## Given information
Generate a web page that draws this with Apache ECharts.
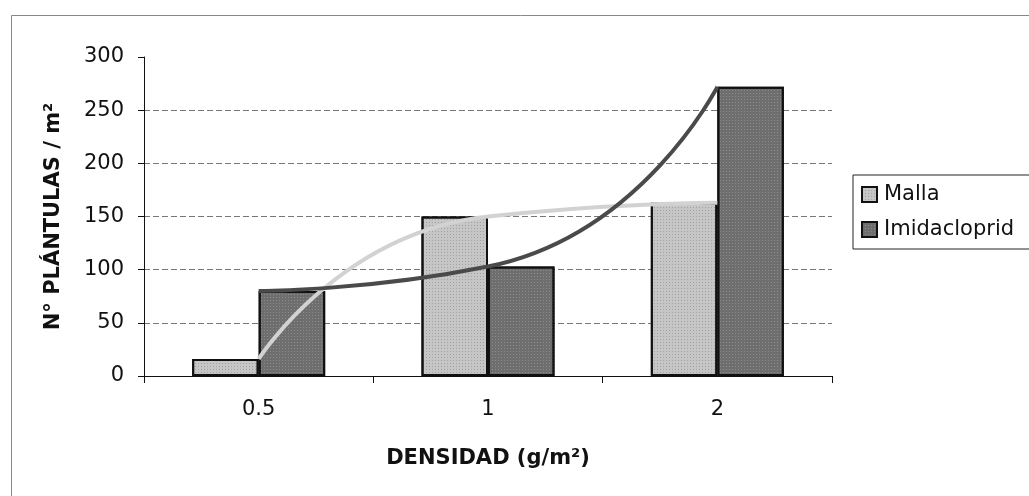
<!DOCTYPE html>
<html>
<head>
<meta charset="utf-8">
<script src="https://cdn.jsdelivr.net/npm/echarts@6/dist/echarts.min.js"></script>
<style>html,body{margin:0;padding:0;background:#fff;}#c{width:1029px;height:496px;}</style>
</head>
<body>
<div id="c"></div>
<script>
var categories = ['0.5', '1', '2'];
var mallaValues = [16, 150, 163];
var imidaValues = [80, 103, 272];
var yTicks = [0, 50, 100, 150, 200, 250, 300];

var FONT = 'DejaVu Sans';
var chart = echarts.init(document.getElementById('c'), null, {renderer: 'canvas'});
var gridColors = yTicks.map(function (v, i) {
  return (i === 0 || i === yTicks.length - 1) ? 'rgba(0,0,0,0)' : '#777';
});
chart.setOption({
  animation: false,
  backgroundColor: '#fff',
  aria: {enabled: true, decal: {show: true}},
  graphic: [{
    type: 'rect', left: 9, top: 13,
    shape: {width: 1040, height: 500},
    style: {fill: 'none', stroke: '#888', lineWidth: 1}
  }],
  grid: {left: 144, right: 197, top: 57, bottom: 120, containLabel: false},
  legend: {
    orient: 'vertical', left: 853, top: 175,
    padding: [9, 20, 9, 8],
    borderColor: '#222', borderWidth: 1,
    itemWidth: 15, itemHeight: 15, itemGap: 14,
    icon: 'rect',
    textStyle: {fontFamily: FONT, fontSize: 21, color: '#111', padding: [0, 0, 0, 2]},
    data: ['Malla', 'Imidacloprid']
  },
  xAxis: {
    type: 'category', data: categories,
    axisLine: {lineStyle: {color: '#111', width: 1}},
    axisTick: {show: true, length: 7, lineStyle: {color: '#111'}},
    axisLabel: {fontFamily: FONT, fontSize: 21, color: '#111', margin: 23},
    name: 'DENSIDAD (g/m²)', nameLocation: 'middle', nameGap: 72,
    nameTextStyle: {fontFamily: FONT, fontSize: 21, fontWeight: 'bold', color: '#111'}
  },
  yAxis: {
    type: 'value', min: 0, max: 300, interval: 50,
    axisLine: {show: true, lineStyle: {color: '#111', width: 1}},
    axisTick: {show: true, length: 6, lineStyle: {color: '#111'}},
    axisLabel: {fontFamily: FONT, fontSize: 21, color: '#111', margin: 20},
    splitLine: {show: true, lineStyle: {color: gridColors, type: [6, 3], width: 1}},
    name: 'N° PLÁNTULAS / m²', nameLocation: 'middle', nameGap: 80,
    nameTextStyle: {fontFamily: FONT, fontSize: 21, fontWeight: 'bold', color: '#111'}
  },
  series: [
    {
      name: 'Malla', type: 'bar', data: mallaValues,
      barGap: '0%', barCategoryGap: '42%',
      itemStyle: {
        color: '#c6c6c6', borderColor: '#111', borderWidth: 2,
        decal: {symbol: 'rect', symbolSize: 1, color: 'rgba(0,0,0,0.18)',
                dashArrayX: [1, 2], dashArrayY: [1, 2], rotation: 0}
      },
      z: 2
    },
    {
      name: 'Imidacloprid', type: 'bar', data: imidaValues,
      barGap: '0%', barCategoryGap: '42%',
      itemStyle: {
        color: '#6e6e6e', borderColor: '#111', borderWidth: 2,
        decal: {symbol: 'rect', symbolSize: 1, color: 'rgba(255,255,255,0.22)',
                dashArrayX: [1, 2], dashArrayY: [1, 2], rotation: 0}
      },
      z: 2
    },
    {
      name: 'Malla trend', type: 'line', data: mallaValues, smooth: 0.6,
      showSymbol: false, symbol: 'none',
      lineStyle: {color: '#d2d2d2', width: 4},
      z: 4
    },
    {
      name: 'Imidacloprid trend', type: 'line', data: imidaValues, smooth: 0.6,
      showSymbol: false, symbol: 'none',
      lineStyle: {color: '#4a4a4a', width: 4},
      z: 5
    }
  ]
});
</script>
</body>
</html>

## Instructions for the task
Repeat the lines exactly as they stand, from the opening line of the data through the line with "var yTicks = [0, 50, 100, 150, 200, 250, 300];". Pictures stay out of the copy.

## Output
Generate a web page that draws this with Apache ECharts.
<!DOCTYPE html>
<html>
<head>
<meta charset="utf-8">
<script src="https://cdn.jsdelivr.net/npm/echarts@6/dist/echarts.min.js"></script>
<style>html,body{margin:0;padding:0;background:#fff;}#c{width:1029px;height:496px;}</style>
</head>
<body>
<div id="c"></div>
<script>
var categories = ['0.5', '1', '2'];
var mallaValues = [16, 150, 163];
var imidaValues = [80, 103, 272];
var yTicks = [0, 50, 100, 150, 200, 250, 300];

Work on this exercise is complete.